The FCC's vote was not a surprise. The commissioners, appointed by President Ronald Reagan, had telegraphed their move for two years. They argued the doctrine violated the First Amendment by chilling speech and was rendered obsolete by the expanding media landscape, which included nascent cable news. The policy, born in 1949 and upheld by the Supreme Court in 1969, was formally erased from the books. Broadcasters were no longer obligated to seek out and present contrasting perspectives on controversial topics.
This deregulatory action mattered because it fundamentally reshaped the economic and ideological model of talk radio and, later, television news. Without the requirement for balance, stations could program hours of partisan commentary without legal fear. The decision created a market opening for opinion-driven formats. Within a few years, syndicated hosts like Rush Limbaugh built national empires on monologue, not debate. The business incentive shifted from serving a 'public trust' to capturing a loyal, niche audience.
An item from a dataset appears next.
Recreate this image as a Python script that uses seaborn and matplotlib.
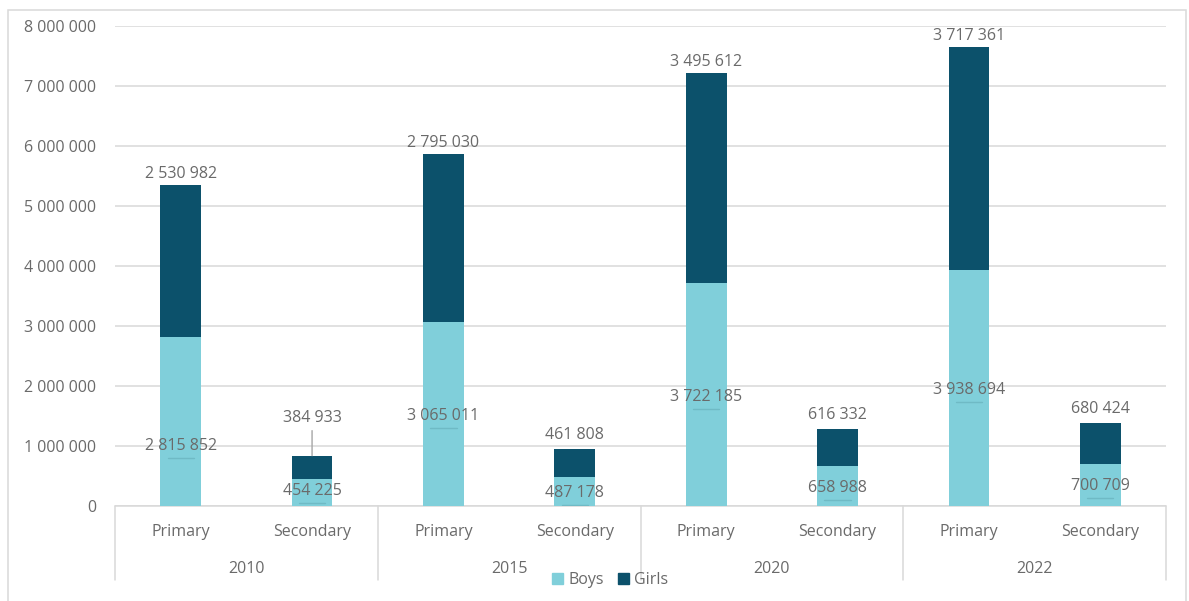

A common reframe is that the Reagan administration killed the Fairness Doctrine. The FCC did. Congress, controlled by Democrats, passed a bill to codify the doctrine into law later in 1987. Reagan vetoed it. The distinction is bureaucratic but crucial: the policy was an administrative rule, not a statute. Its removal required regulatory action, not congressional repeal.
The lasting impact is the American media ecosystem itself. The abolition did not create political polarization, but it provided a powerful accelerant. It allowed media to become a profitable platform for reinforcing beliefs rather than challenging them. The clearest line runs from that FCC meeting room to the rise of overtly partisan national radio and cable networks, which treat audience allegiance as their primary commodity. The doctrine's absence defined the sound of a nation talking to itself.